Exercise brief: Find out how many lines of the material contain the string "script" and give only that figure.

Extracted material:
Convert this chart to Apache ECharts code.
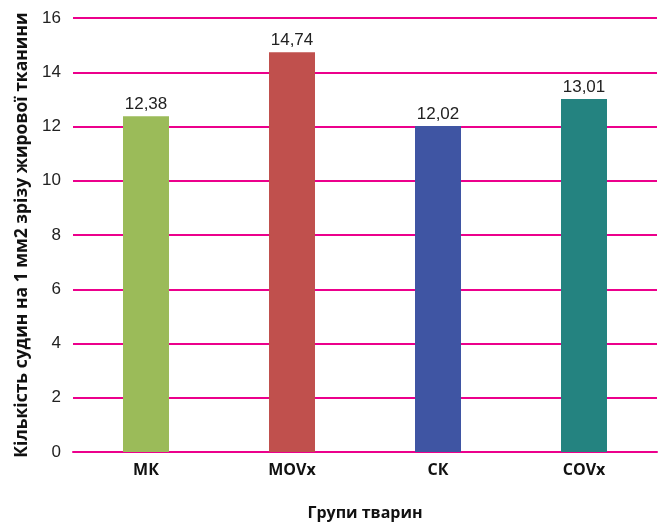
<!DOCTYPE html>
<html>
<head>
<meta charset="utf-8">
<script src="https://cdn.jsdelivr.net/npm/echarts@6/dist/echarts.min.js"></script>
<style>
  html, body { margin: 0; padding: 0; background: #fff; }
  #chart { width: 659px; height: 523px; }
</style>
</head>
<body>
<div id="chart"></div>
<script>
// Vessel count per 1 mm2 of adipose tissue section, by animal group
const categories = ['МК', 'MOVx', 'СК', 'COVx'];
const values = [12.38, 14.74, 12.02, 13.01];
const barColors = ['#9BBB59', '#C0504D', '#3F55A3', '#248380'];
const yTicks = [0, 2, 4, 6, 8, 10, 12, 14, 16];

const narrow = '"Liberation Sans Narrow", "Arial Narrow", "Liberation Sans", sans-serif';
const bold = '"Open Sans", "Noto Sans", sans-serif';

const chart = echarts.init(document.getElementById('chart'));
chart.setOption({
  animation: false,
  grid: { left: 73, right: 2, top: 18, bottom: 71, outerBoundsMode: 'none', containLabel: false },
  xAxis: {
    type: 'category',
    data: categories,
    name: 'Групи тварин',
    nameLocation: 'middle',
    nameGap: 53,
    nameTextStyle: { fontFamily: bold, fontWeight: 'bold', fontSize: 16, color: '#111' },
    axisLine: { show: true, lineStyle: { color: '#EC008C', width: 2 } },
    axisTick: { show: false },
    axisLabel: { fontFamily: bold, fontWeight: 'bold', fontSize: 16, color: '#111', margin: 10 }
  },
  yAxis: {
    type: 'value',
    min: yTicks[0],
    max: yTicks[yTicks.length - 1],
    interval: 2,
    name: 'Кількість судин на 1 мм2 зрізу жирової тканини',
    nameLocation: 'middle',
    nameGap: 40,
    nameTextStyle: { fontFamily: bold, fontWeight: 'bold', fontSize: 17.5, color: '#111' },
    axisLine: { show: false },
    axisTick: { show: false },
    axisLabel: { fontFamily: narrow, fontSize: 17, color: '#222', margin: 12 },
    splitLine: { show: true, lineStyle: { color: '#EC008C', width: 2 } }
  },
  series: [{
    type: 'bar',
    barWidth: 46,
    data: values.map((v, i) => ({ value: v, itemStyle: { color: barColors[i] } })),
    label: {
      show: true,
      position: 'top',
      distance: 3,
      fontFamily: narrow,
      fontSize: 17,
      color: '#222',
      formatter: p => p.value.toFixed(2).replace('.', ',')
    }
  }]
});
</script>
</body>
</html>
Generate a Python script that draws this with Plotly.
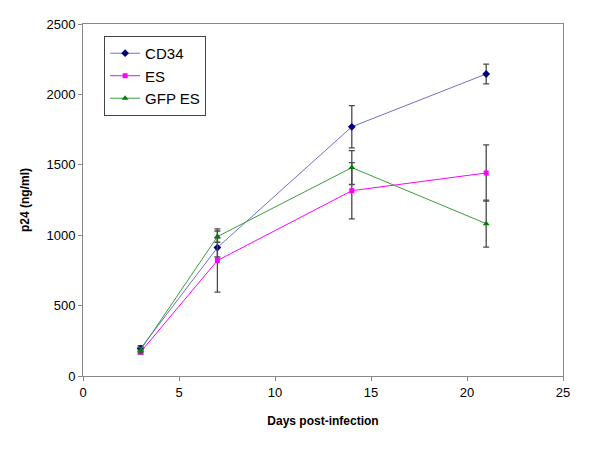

Output: 4